Written exercise
Every entry needs to be reproduced exactly.

•••••

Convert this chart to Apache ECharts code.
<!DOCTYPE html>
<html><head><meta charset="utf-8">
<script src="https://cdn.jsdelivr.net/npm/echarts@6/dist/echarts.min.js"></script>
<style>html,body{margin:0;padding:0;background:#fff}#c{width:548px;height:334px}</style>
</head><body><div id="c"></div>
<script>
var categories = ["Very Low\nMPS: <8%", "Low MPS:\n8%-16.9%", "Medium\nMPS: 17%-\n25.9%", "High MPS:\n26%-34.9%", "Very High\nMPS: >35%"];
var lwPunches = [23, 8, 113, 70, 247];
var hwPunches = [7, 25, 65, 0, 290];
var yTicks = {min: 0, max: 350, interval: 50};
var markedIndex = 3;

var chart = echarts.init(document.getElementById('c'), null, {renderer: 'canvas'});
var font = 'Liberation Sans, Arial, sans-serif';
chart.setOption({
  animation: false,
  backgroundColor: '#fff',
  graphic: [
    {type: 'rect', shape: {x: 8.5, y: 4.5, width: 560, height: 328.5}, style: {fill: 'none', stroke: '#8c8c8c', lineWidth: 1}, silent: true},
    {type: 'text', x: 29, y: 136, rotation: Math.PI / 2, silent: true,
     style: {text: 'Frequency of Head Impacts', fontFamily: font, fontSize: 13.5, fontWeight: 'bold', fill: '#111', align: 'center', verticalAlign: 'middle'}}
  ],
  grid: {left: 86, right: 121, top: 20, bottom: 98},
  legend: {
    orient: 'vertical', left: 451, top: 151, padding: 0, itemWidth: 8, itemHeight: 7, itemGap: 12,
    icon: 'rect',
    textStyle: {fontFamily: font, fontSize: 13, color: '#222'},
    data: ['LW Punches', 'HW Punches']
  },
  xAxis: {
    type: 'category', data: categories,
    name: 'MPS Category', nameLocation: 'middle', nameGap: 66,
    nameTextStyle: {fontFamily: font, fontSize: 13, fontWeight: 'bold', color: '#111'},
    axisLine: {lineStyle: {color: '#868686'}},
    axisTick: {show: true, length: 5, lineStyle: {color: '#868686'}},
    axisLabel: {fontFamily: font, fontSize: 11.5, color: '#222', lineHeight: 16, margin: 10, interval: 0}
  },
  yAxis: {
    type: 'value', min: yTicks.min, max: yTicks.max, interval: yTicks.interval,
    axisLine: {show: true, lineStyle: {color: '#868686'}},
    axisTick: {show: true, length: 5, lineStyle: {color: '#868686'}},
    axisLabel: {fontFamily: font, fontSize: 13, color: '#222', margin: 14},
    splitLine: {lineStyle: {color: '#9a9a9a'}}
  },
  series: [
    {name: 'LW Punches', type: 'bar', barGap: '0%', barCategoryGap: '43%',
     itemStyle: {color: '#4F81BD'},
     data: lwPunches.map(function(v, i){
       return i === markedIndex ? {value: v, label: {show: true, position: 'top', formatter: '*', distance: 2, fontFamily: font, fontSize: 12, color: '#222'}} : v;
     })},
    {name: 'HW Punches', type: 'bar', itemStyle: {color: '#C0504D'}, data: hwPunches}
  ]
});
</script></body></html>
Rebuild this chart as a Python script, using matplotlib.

•••••

Finished exercise
Convert this chart to Apache ECharts code.
<!DOCTYPE html>
<html><head><meta charset="utf-8">
<script src="https://cdn.jsdelivr.net/npm/echarts@6/dist/echarts.min.js"></script>
<style>html,body{margin:0;padding:0;background:#fff}#c{width:548px;height:334px}</style>
</head><body><div id="c"></div>
<script>
var categories = ["Very Low\nMPS: <8%", "Low MPS:\n8%-16.9%", "Medium\nMPS: 17%-\n25.9%", "High MPS:\n26%-34.9%", "Very High\nMPS: >35%"];
var lwPunches = [23, 8, 113, 70, 247];
var hwPunches = [7, 25, 65, 0, 290];
var yTicks = {min: 0, max: 350, interval: 50};
var markedIndex = 3;

var chart = echarts.init(document.getElementById('c'), null, {renderer: 'canvas'});
var font = 'Liberation Sans, Arial, sans-serif';
chart.setOption({
  animation: false,
  backgroundColor: '#fff',
  graphic: [
    {type: 'rect', shape: {x: 8.5, y: 4.5, width: 560, height: 328.5}, style: {fill: 'none', stroke: '#8c8c8c', lineWidth: 1}, silent: true},
    {type: 'text', x: 29, y: 136, rotation: Math.PI / 2, silent: true,
     style: {text: 'Frequency of Head Impacts', fontFamily: font, fontSize: 13.5, fontWeight: 'bold', fill: '#111', align: 'center', verticalAlign: 'middle'}}
  ],
  grid: {left: 86, right: 121, top: 20, bottom: 98},
  legend: {
    orient: 'vertical', left: 451, top: 151, padding: 0, itemWidth: 8, itemHeight: 7, itemGap: 12,
    icon: 'rect',
    textStyle: {fontFamily: font, fontSize: 13, color: '#222'},
    data: ['LW Punches', 'HW Punches']
  },
  xAxis: {
    type: 'category', data: categories,
    name: 'MPS Category', nameLocation: 'middle', nameGap: 66,
    nameTextStyle: {fontFamily: font, fontSize: 13, fontWeight: 'bold', color: '#111'},
    axisLine: {lineStyle: {color: '#868686'}},
    axisTick: {show: true, length: 5, lineStyle: {color: '#868686'}},
    axisLabel: {fontFamily: font, fontSize: 11.5, color: '#222', lineHeight: 16, margin: 10, interval: 0}
  },
  yAxis: {
    type: 'value', min: yTicks.min, max: yTicks.max, interval: yTicks.interval,
    axisLine: {show: true, lineStyle: {color: '#868686'}},
    axisTick: {show: true, length: 5, lineStyle: {color: '#868686'}},
    axisLabel: {fontFamily: font, fontSize: 13, color: '#222', margin: 14},
    splitLine: {lineStyle: {color: '#9a9a9a'}}
  },
  series: [
    {name: 'LW Punches', type: 'bar', barGap: '0%', barCategoryGap: '43%',
     itemStyle: {color: '#4F81BD'},
     data: lwPunches.map(function(v, i){
       return i === markedIndex ? {value: v, label: {show: true, position: 'top', formatter: '*', distance: 2, fontFamily: font, fontSize: 12, color: '#222'}} : v;
     })},
    {name: 'HW Punches', type: 'bar', itemStyle: {color: '#C0504D'}, data: hwPunches}
  ]
});
</script></body></html>
Rebuild this chart as a Python script, using matplotlib.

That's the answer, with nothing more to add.